Naysayers associate intersectionality with their favorite bogey monster: “identity politics.”

The phrase “identity politics” is merely a pejorative blanket term that invokes a variety of ambiguous, cherry-picked ideas of political failings.

Declaring something is “identity politics” is often a measure taken to trivialize identity-based issues that make many members of dominant social groups uncomfortable (e.g., Black Lives Matter critiquing anti-black racism, feminists critiquing sexism, LGBTQ activists critiquing cis-heteronormativity, etc.).

Basically, “identity politics” is used as an expression to identify political deviance — to describe political actions defying imbalanced political structures we’ve been conditioned to accept.

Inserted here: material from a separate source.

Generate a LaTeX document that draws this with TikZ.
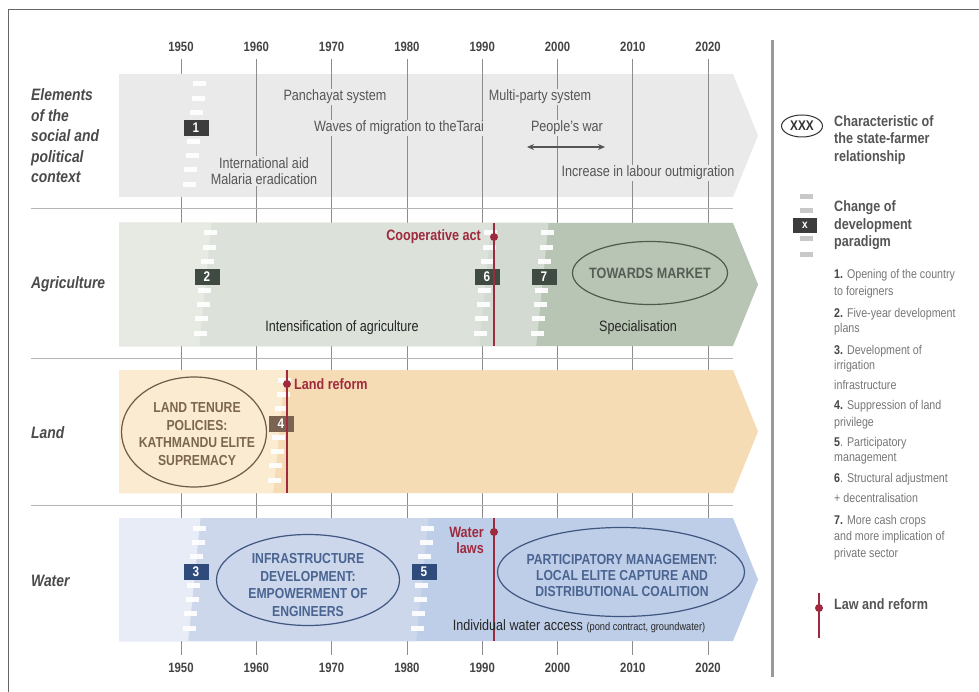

I hope you might read the piece in full as it poses many important questions and offers a useful historical backcloth to the emergence of intersectionality as an analytic tool.

Writer, educator, and social activist Sikivu Hutchinson explains it this way:

Intersectionality is the human condition. It addresses the multiple positions of privilege and disadvantage that human beings occupy and experience in a global context shaped by white supremacy, capitalism, neoliberalism, patriarchy, heterosexism, ableism, segregation and state violence.

Intersectionality upends the single variable politics of being “left” or “right.” It speaks to the very nature of positionality in a world in which it’s impossible to stake a claim on a solitary fixed identity that isn’t informed by one’s relationship to social, political and economic structures of power, authority and control that are themselves rooted in specific histories.